This short commentary on the legacy and significance of Peter Fitzpatrick’s scholarship tells of the divergent approaches he and I take in relation to the “feminine” in the writings of French poet, playwright, fictional author, and theorist, Hélène Cixous. Peter, on his side, is ever reminding us of the constituent connection between law and its origin and the impossibility of the “feminine law” escaping a scheme fixated on a specific patriarchal content. I, on my side, am optimistically yearning for a Cixousian “feminine” who eludes a return to the origin and who fearlessly transgresses the law(s) of the patriarchal. Herein, I theorize the essential difference between Fitzpatrick’s “feminine law” and my reading of the law of the Cixousian “feminine” as relating back to our (differing?) approaches to creativity and originality. To my mind, on the question of law’s creativity, Peter aligns less with Cixous and more with Jacques Derrida, who many have accused of positing a negative conception of creation. Applied to Peter, while ever endeavoring to situate law in relation to creative undertakings, such as literature and poetry, following his determinate/responsiveness model, the persistence of the negative is inescapable and the “feminine” is always already integral to law.
I. Commentary
‘Not the origin: she doesn’t go back there’, Cixous directs.

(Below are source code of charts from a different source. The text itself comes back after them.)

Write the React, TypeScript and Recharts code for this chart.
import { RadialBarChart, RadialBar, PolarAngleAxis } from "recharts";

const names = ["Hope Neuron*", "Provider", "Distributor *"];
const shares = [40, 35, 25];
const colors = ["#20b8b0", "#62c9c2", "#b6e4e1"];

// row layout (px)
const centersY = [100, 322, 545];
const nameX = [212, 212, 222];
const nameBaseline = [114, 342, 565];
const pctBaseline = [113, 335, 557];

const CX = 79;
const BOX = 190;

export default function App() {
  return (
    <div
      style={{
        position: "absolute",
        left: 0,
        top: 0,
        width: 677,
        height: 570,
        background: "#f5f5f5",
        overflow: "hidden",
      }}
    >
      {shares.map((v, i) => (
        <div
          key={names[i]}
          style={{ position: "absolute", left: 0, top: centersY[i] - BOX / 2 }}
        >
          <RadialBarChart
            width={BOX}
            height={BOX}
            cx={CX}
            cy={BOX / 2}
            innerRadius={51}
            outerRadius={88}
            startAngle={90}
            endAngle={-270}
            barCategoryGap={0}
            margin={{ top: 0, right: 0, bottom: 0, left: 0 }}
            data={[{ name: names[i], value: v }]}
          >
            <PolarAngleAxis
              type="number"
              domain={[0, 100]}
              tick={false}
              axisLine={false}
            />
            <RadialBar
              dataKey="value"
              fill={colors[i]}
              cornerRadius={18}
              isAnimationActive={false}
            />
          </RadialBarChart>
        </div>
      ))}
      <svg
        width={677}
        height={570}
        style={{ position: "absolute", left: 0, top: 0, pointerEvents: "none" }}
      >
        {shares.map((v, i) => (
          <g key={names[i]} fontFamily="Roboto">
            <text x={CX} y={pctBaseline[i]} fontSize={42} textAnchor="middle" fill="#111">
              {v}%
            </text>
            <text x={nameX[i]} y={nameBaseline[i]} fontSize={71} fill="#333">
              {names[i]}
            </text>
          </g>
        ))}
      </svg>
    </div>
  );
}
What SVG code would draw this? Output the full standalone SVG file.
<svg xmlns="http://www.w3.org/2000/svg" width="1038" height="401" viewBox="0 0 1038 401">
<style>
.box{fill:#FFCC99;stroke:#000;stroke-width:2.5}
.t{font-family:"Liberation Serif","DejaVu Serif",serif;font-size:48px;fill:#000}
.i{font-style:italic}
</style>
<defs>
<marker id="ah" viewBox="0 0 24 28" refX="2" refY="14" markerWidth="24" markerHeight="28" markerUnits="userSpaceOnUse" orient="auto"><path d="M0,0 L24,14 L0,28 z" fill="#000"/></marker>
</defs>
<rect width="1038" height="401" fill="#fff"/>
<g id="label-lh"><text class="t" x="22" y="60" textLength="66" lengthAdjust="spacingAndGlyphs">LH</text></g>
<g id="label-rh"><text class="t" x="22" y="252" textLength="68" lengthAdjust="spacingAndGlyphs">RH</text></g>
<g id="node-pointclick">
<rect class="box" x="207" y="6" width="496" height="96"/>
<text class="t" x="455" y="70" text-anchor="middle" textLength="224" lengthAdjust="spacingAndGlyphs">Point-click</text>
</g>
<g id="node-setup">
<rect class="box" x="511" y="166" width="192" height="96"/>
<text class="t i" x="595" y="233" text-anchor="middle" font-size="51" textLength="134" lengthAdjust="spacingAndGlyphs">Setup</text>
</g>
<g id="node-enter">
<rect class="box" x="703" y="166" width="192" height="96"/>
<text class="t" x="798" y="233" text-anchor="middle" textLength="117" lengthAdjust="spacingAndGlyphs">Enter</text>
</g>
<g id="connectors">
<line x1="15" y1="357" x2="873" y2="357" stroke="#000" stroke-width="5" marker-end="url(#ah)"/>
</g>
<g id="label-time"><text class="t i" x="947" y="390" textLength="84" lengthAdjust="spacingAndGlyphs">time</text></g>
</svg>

Not the origin, the origin as the delimited, appropriated place of secure return to which ‘he’ will go. She will go further, always beyond, ‘to the unknown’. Hence, his eternally straitened law as against, always against, her ‘wild’, her ‘savage’ heart. Yet, always yet, for Cixous there is also an illimitable wildness, a ‘femininity’, to the origin, and this origin, even in its wild dissipation, can still ‘suscitate’ distinct being — the being of the law for instance. Yet further: ‘The definition of the law can unfold only in relation to the question of the origin of the law’. That being so, how might the law be defined, or assume definition, in a way that does not simply set the law, thereby confirming it as invariant and ‘his’? How may we ask, as Cixous would want us to ask: ‘Where does the law come from? and not think that it has always been there’? And having asked this question of law’s origin, how could we thereafter avoid a constituent connection between law and ‘its’ origin — an origin which, like any other, is wild and suscitating?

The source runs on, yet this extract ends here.